Williams was drafted in the second-round of the 1998 NFL Supplemental Draft by the San Diego Chargers. The highlight of his rookie season occurred on December 13, when he scored a touchdown on a 14-yard interception return against the Seattle Seahawks. He started two games in 1999 and all 16 in 2000. He suffered a season ending injury in the third game of the 2001 season, but worked his way back into the starting line-up in 2002, earning the Ed Block Courage Award for his efforts. Williams would end up being the bright spot of the Chargers 1998 Draft as Ryan Leaf, taken with by the Chargers second overall selection played only two years with the Chargers before being released.

The Chargers switched to a 3-4 defensive scheme in 2004 and fielded Williams at nose tackle, arguably the most important position in the 3-4 defense. That year, Williams became widely recognized as a top 3-4 nose tackle in the NFL, being named as a first-alternate to Pro Bowl, first-team All-Pro by Sports Illustrated, second-team All-Pro by Associated Press and Football Digest. He also was named to USA Today’s All-Joe Team, and was voted Chargers Defensive Player of Year and Lineman of Year.
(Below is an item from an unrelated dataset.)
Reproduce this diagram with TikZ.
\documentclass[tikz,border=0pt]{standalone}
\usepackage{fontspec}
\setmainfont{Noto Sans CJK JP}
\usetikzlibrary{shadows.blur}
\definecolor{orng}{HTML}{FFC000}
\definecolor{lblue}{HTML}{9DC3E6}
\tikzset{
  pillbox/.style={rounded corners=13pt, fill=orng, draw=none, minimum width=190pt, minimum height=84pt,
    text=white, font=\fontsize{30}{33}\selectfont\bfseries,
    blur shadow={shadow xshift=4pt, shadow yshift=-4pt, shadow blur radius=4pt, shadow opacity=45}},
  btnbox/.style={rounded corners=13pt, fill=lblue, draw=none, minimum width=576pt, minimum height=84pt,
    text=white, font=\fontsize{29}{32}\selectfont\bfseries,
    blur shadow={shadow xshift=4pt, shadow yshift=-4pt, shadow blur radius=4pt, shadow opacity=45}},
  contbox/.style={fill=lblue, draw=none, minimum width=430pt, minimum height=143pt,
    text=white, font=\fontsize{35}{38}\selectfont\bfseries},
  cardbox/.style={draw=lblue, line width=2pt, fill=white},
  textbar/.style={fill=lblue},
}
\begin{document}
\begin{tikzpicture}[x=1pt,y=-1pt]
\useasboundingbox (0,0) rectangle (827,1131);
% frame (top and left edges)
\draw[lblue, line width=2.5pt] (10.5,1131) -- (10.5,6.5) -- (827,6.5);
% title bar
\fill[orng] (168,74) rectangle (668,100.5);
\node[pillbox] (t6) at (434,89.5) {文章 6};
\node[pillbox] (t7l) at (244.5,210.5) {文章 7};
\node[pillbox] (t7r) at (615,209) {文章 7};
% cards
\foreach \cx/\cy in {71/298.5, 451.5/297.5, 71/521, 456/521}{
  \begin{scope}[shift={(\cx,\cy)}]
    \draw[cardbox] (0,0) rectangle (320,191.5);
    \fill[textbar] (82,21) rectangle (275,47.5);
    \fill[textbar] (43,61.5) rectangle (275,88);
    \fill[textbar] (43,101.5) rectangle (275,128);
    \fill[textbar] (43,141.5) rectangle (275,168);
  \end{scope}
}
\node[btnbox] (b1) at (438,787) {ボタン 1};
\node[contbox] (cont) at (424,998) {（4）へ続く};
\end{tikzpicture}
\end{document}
The ninth-year pro had arguably his best game of his career against the Pittsburgh Steelers on October 8, 2006 when he accumulated 6 tackles and 1 sack, especially considering that the 3-4 nose tackle is a position often devoid of stats. Furthermore, his performance came against perennial pro-Bowlers Jeff Hartings and Alan Faneca.[2]

After the 2006 season, he was named a starter in the 2007 Pro Bowl, and earned first-team All-Pro honors from Associated Press, Sporting News, USA Today Sports Weekly, Pro Football Weekly and the Professional Football Writers of America. He also gained first-team All-AFC honors from PFW and PFWA, and was Chargers co-Lineman of Year.

He was released on March 4, 2010.

Denver Broncos

Williams was signed to a three-year contract by the Denver Broncos on March 9, 2010.

Personal life

In 1999, Williams married Surel Williams (Sureldie Rycha Davis), an American singer, songwriter, producer and entrepreneur. The couple has 2 daughters, Joy D. Williams and Jasmine D. Williams. The couple raise their children between Dallas, Texas and San Diego, California.

On February 1, 2009 Williams was arrested for DUI in San Diego. Charges were dropped after his blood alcohol content was found to be below the legal limit of .08.[3]